» **Data section**:

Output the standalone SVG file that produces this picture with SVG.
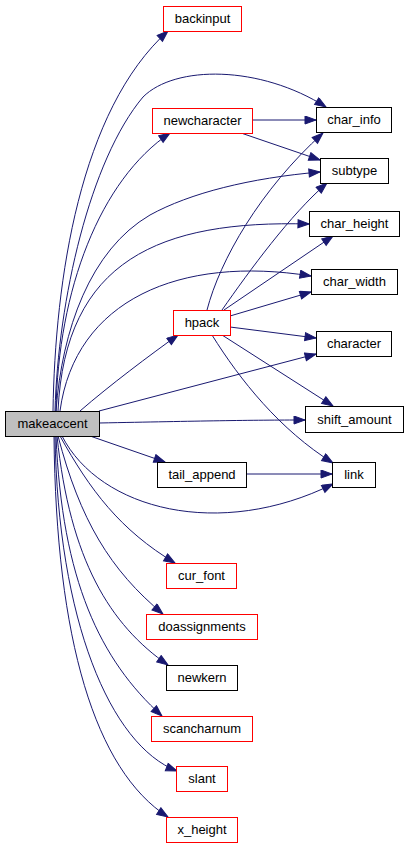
<svg xmlns="http://www.w3.org/2000/svg" width="408" height="848" viewBox="0 0 408 848">
<style>
.n rect{fill:#fff;stroke-width:1}
.r rect{stroke:#ff0000}
.b rect{stroke:#000}
.n text{font-family:"Liberation Sans",Arial,sans-serif;font-size:13px;text-anchor:middle;fill:#000}
#edges path{fill:none;stroke:#191970;stroke-width:1;marker-end:url(#ah)}
</style>
<defs>
<marker id="ah" markerWidth="13" markerHeight="10" refX="12" refY="4.5" orient="auto" markerUnits="userSpaceOnUse">
<path d="M1,0.5 L12,4.5 L1,8.5 z" fill="#191970" stroke="#191970"/>
</marker>
</defs>
<rect width="408" height="848" fill="#fff"/>
<g id="edges">
<path d="M53,411 C55,280 80,110 168,31"/>
<path d="M55,411 C58,300 90,160 143,97 C175,65 260,65 326,107"/>
<path d="M56,411 C58,290 100,180 170,133"/>
<path d="M56,411 C62,330 90,250 150,215 C190,193 250,178 320,172"/>
<path d="M58,411 C65,260 160,220 309,224"/>
<path d="M60,411 C75,300 180,255 311,276"/>
<path d="M80,411 C110,385 150,355 178,335"/>
<path d="M99,411 L316,354"/>
<path d="M99,423 C200,421 250,420 305,420"/>
<path d="M90,436 L165,462"/>
<path d="M62,436 C100,510 220,540 333,484"/>
<path d="M60,436 C90,490 120,530 175,563"/>
<path d="M58,436 C80,520 110,570 163,614"/>
<path d="M57,436 C70,560 110,625 168,665"/>
<path d="M56,436 C62,580 100,660 162,716"/>
<path d="M55,436 C58,620 110,745 177,771"/>
<path d="M54,436 C56,640 95,770 168,817"/>
<path d="M252,120 L316,120"/>
<path d="M241,133 L320,160"/>
<path d="M207,310 C220,260 260,190 323,133"/>
<path d="M222,310 C250,270 290,215 327,183"/>
<path d="M224,310 L333,236"/>
<path d="M230,316 L311,292"/>
<path d="M230,327 L316,338"/>
<path d="M222,335 L333,406"/>
<path d="M212,335 C240,380 280,430 333,463"/>
<path d="M246,474 L332,474"/>
</g>
<g id="backinput" class="n r"><rect x="163.5" y="6.5" width="78" height="25"/><text x="202.5" y="23">backinput</text></g>
<g id="newcharacter" class="n r"><rect x="152.5" y="108.5" width="100" height="25"/><text x="202.5" y="125">newcharacter</text></g>
<g id="char_info" class="n b"><rect x="316.5" y="107.5" width="75" height="25"/><text x="354" y="124">char_info</text></g>
<g id="subtype" class="n b"><rect x="320.5" y="158.5" width="68" height="25"/><text x="354.5" y="175">subtype</text></g>
<g id="char_height" class="n b"><rect x="309.5" y="211.5" width="90" height="25"/><text x="354.5" y="228">char_height</text></g>
<g id="char_width" class="n b"><rect x="311.5" y="269.5" width="86" height="25"/><text x="354.5" y="286">char_width</text></g>
<g id="hpack" class="n r"><rect x="173.5" y="310.5" width="57" height="25"/><text x="202" y="327">hpack</text></g>
<g id="character" class="n b"><rect x="316.5" y="331.5" width="75" height="25"/><text x="354" y="348">character</text></g>
<g id="makeaccent" class="n b"><rect x="5.5" y="411.5" width="94" height="25" style="fill:#bfbfbf"/><text x="52.5" y="428">makeaccent</text></g>
<g id="shift_amount" class="n b"><rect x="305.5" y="406.5" width="98" height="26"/><text x="354.5" y="423.5">shift_amount</text></g>
<g id="tail_append" class="n b"><rect x="157.5" y="462.5" width="89" height="25"/><text x="202" y="479">tail_append</text></g>
<g id="link" class="n b"><rect x="332.5" y="462.5" width="43" height="25"/><text x="354" y="479">link</text></g>
<g id="cur_font" class="n r"><rect x="166.5" y="563.5" width="70" height="25"/><text x="201.5" y="580">cur_font</text></g>
<g id="doassignments" class="n r"><rect x="146.5" y="614.5" width="111" height="25"/><text x="202" y="631">doassignments</text></g>
<g id="newkern" class="n b"><rect x="166.5" y="665.5" width="71" height="25"/><text x="202" y="682">newkern</text></g>
<g id="scancharnum" class="n r"><rect x="151.5" y="716.5" width="101" height="25"/><text x="202" y="733">scancharnum</text></g>
<g id="slant" class="n r"><rect x="176.5" y="766.5" width="51" height="25"/><text x="202" y="783">slant</text></g>
<g id="x_height" class="n r"><rect x="166.5" y="817.5" width="71" height="25"/><text x="202" y="834">x_height</text></g>
</svg>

» **Prompt**:
All of the lines above should be retyped precisely, apart from the pictures.

» **Answer to this exercise**:
Output the standalone SVG file that produces this picture with SVG.
<svg xmlns="http://www.w3.org/2000/svg" width="408" height="848" viewBox="0 0 408 848">
<style>
.n rect{fill:#fff;stroke-width:1}
.r rect{stroke:#ff0000}
.b rect{stroke:#000}
.n text{font-family:"Liberation Sans",Arial,sans-serif;font-size:13px;text-anchor:middle;fill:#000}
#edges path{fill:none;stroke:#191970;stroke-width:1;marker-end:url(#ah)}
</style>
<defs>
<marker id="ah" markerWidth="13" markerHeight="10" refX="12" refY="4.5" orient="auto" markerUnits="userSpaceOnUse">
<path d="M1,0.5 L12,4.5 L1,8.5 z" fill="#191970" stroke="#191970"/>
</marker>
</defs>
<rect width="408" height="848" fill="#fff"/>
<g id="edges">
<path d="M53,411 C55,280 80,110 168,31"/>
<path d="M55,411 C58,300 90,160 143,97 C175,65 260,65 326,107"/>
<path d="M56,411 C58,290 100,180 170,133"/>
<path d="M56,411 C62,330 90,250 150,215 C190,193 250,178 320,172"/>
<path d="M58,411 C65,260 160,220 309,224"/>
<path d="M60,411 C75,300 180,255 311,276"/>
<path d="M80,411 C110,385 150,355 178,335"/>
<path d="M99,411 L316,354"/>
<path d="M99,423 C200,421 250,420 305,420"/>
<path d="M90,436 L165,462"/>
<path d="M62,436 C100,510 220,540 333,484"/>
<path d="M60,436 C90,490 120,530 175,563"/>
<path d="M58,436 C80,520 110,570 163,614"/>
<path d="M57,436 C70,560 110,625 168,665"/>
<path d="M56,436 C62,580 100,660 162,716"/>
<path d="M55,436 C58,620 110,745 177,771"/>
<path d="M54,436 C56,640 95,770 168,817"/>
<path d="M252,120 L316,120"/>
<path d="M241,133 L320,160"/>
<path d="M207,310 C220,260 260,190 323,133"/>
<path d="M222,310 C250,270 290,215 327,183"/>
<path d="M224,310 L333,236"/>
<path d="M230,316 L311,292"/>
<path d="M230,327 L316,338"/>
<path d="M222,335 L333,406"/>
<path d="M212,335 C240,380 280,430 333,463"/>
<path d="M246,474 L332,474"/>
</g>
<g id="backinput" class="n r"><rect x="163.5" y="6.5" width="78" height="25"/><text x="202.5" y="23">backinput</text></g>
<g id="newcharacter" class="n r"><rect x="152.5" y="108.5" width="100" height="25"/><text x="202.5" y="125">newcharacter</text></g>
<g id="char_info" class="n b"><rect x="316.5" y="107.5" width="75" height="25"/><text x="354" y="124">char_info</text></g>
<g id="subtype" class="n b"><rect x="320.5" y="158.5" width="68" height="25"/><text x="354.5" y="175">subtype</text></g>
<g id="char_height" class="n b"><rect x="309.5" y="211.5" width="90" height="25"/><text x="354.5" y="228">char_height</text></g>
<g id="char_width" class="n b"><rect x="311.5" y="269.5" width="86" height="25"/><text x="354.5" y="286">char_width</text></g>
<g id="hpack" class="n r"><rect x="173.5" y="310.5" width="57" height="25"/><text x="202" y="327">hpack</text></g>
<g id="character" class="n b"><rect x="316.5" y="331.5" width="75" height="25"/><text x="354" y="348">character</text></g>
<g id="makeaccent" class="n b"><rect x="5.5" y="411.5" width="94" height="25" style="fill:#bfbfbf"/><text x="52.5" y="428">makeaccent</text></g>
<g id="shift_amount" class="n b"><rect x="305.5" y="406.5" width="98" height="26"/><text x="354.5" y="423.5">shift_amount</text></g>
<g id="tail_append" class="n b"><rect x="157.5" y="462.5" width="89" height="25"/><text x="202" y="479">tail_append</text></g>
<g id="link" class="n b"><rect x="332.5" y="462.5" width="43" height="25"/><text x="354" y="479">link</text></g>
<g id="cur_font" class="n r"><rect x="166.5" y="563.5" width="70" height="25"/><text x="201.5" y="580">cur_font</text></g>
<g id="doassignments" class="n r"><rect x="146.5" y="614.5" width="111" height="25"/><text x="202" y="631">doassignments</text></g>
<g id="newkern" class="n b"><rect x="166.5" y="665.5" width="71" height="25"/><text x="202" y="682">newkern</text></g>
<g id="scancharnum" class="n r"><rect x="151.5" y="716.5" width="101" height="25"/><text x="202" y="733">scancharnum</text></g>
<g id="slant" class="n r"><rect x="176.5" y="766.5" width="51" height="25"/><text x="202" y="783">slant</text></g>
<g id="x_height" class="n r"><rect x="166.5" y="817.5" width="71" height="25"/><text x="202" y="834">x_height</text></g>
</svg>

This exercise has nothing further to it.